Abstract

Lung cancer is among the most common and deadliest cancers with a low 5-year survival rate. Timely diagnosis of lung cancer is, therefore, of paramount importance as it can save countless lives. In this regard, Computed Tomography (CT) scan is widely used for early detection of lung cancer, where human judgment is currently considered as the gold standard approach. Recently, there has been a surge of interest on development of automatic solutions via radiomics, as human-centered diagnosis is subject to inter-observer variability and is highly burdensome. Hand-crafted radiomics, serving as a radiologist assistant, requires fine annotations and pre-defined features. Deep learning radiomics solutions, however, have the promise of extracting the most useful features on their own in an end-to-end fashion without having access to the annotated boundaries. Among different deep learning models, Capsule Networks are proposed to overcome shortcomings of the Convolutional Neural Networks (CNNs) such as their inability to recognize detailed spatial relations. Capsule networks have so far shown satisfying performance in medical imaging problems. Capitalizing on their success, in this study, we propose a novel capsule network-based mixture of experts, referred to as the MIXCAPS. The proposed MIXCAPS architecture takes advantage of not only the capsule network’s capabilities to handle small datasets, but also automatically splitting dataset through a convolutional gating network. MIXCAPS enables capsule network experts to specialize on different subsets of the data.
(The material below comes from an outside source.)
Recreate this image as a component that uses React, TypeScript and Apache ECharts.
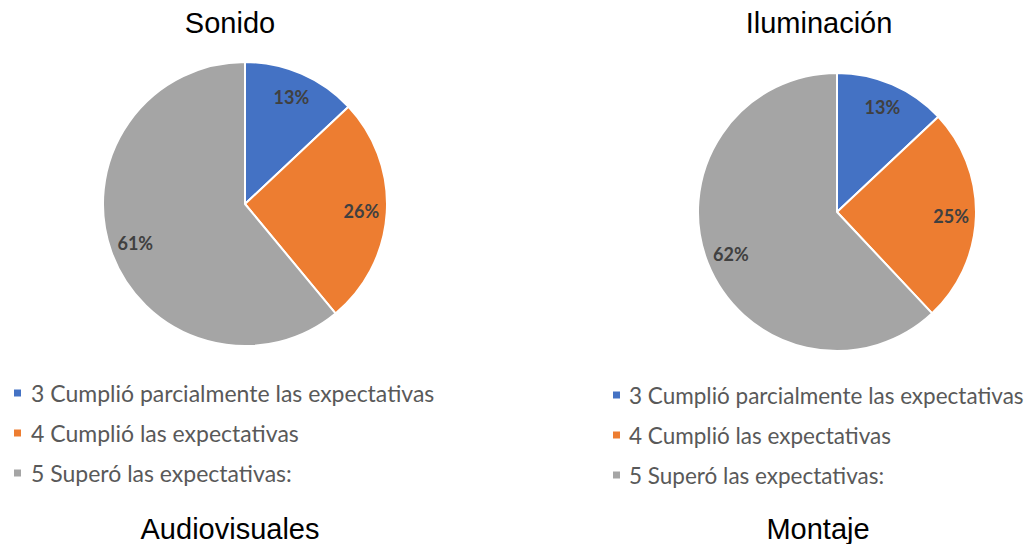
import React, { useEffect, useRef } from "react";
import * as echarts from "echarts";

const categories = [
  "3 Cumplió parcialmente las expectativas",
  "4 Cumplió las expectativas",
  "5 Superó las expectativas:",
];
const colors = ["#4472C4", "#ED7D31", "#A5A5A5"];
const sonidoValues = [13, 26, 61];
const iluminacionValues = [13, 25, 62];
const topTitles = ["Sonido", "Iluminación"];
const bottomTitles = ["Audiovisuales", "Montaje"];

const LABEL_FONT = "Lato";

function makeData(values: number[]) {
  return categories.map((name, i) => ({
    name,
    value: values[i],
    itemStyle: { color: colors[i] },
  }));
}

function pieSeries(values: number[], center: [number, number], r: number) {
  return [
    {
      type: "pie",
      center,
      radius: [0, r],
      startAngle: 90,
      clockwise: true,
      silent: true,
      label: { show: false },
      labelLine: { show: false },
      itemStyle: { borderColor: "#ffffff", borderWidth: 2 },
      data: makeData(values),
    },
    {
      type: "pie",
      center,
      radius: [r * 0.6, r],
      startAngle: 90,
      clockwise: true,
      silent: true,
      itemStyle: { color: "transparent", borderWidth: 0 },
      label: {
        show: true,
        position: "inside",
        formatter: "{c}%",
        fontFamily: LABEL_FONT,
        fontWeight: "bold",
        fontSize: 18,
        color: "#404040",
      },
      labelLine: { show: false },
      data: categories.map((name, i) => ({
        name,
        value: values[i],
        itemStyle: { color: "transparent" },
      })),
    },
  ];
}

function legend(left: number, top: number, fontSize: number, pad: number) {
  return {
    orient: "vertical",
    left,
    top,
    padding: 0,
    icon: "rect",
    itemWidth: 9,
    itemHeight: 9,
    itemGap: 16,
    selectedMode: false,
    textStyle: {
      fontFamily: LABEL_FONT,
      fontSize,
      color: "#595959",
      lineHeight: 24,
      padding: [0, 0, 0, pad],
    },
    data: categories.map((name, i) => ({ name, itemStyle: { color: colors[i] } })),
  };
}

function titleText(text: string, x: number, y: number) {
  return {
    type: "text",
    x,
    y,
    style: {
      text,
      fontFamily: "Liberation Sans",
      fontSize: 29,
      fill: "#000000",
      textAlign: "center",
      textVerticalAlign: "middle",
    },
  };
}

export default function App() {
  const ref = useRef<HTMLDivElement>(null);
  useEffect(() => {
    document.body.style.margin = "0";
    const chart = echarts.init(ref.current!, undefined, { renderer: "svg" });
    chart.setOption({
      animation: false,
      backgroundColor: "#ffffff",
      legend: [legend(12, 381, 23, 4), legend(611, 383, 22.5, 3)],
      series: [
        ...pieSeries(sonidoValues, [245, 204], 142),
        ...pieSeries(iluminacionValues, [837, 212], 139),
      ],
      graphic: [
        titleText(topTitles[0], 230, 23),
        titleText(topTitles[1], 819, 23),
        titleText(bottomTitles[0], 230, 529),
        titleText(bottomTitles[1], 818, 529),
      ],
    });
    return () => chart.dispose();
  }, []);
  return (
    <div
      ref={ref}
      style={{ position: "absolute", left: 0, top: 0, width: 1028, height: 544 }}
    />
  );
}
Our results show that MIXCAPS outperforms a single capsule network, a single CNN, a mixture of CNNs, and an ensemble of capsule networks, with an average accuracy of 90.7%, average sensitivity of 89.5%, average specificity of 93.4% and average area under the curve of 0.956. Our experiments also show that there is a relation between the gate outputs and a couple of hand-crafted features, illustrating explainable nature of the proposed MIXCAPS. To further evaluate generalization capabilities of the proposed MIXCAPS architecture, additional experiments on a brain tumor dataset are performed showing potentials of MIXCAPS for detection of tumors related to other organs.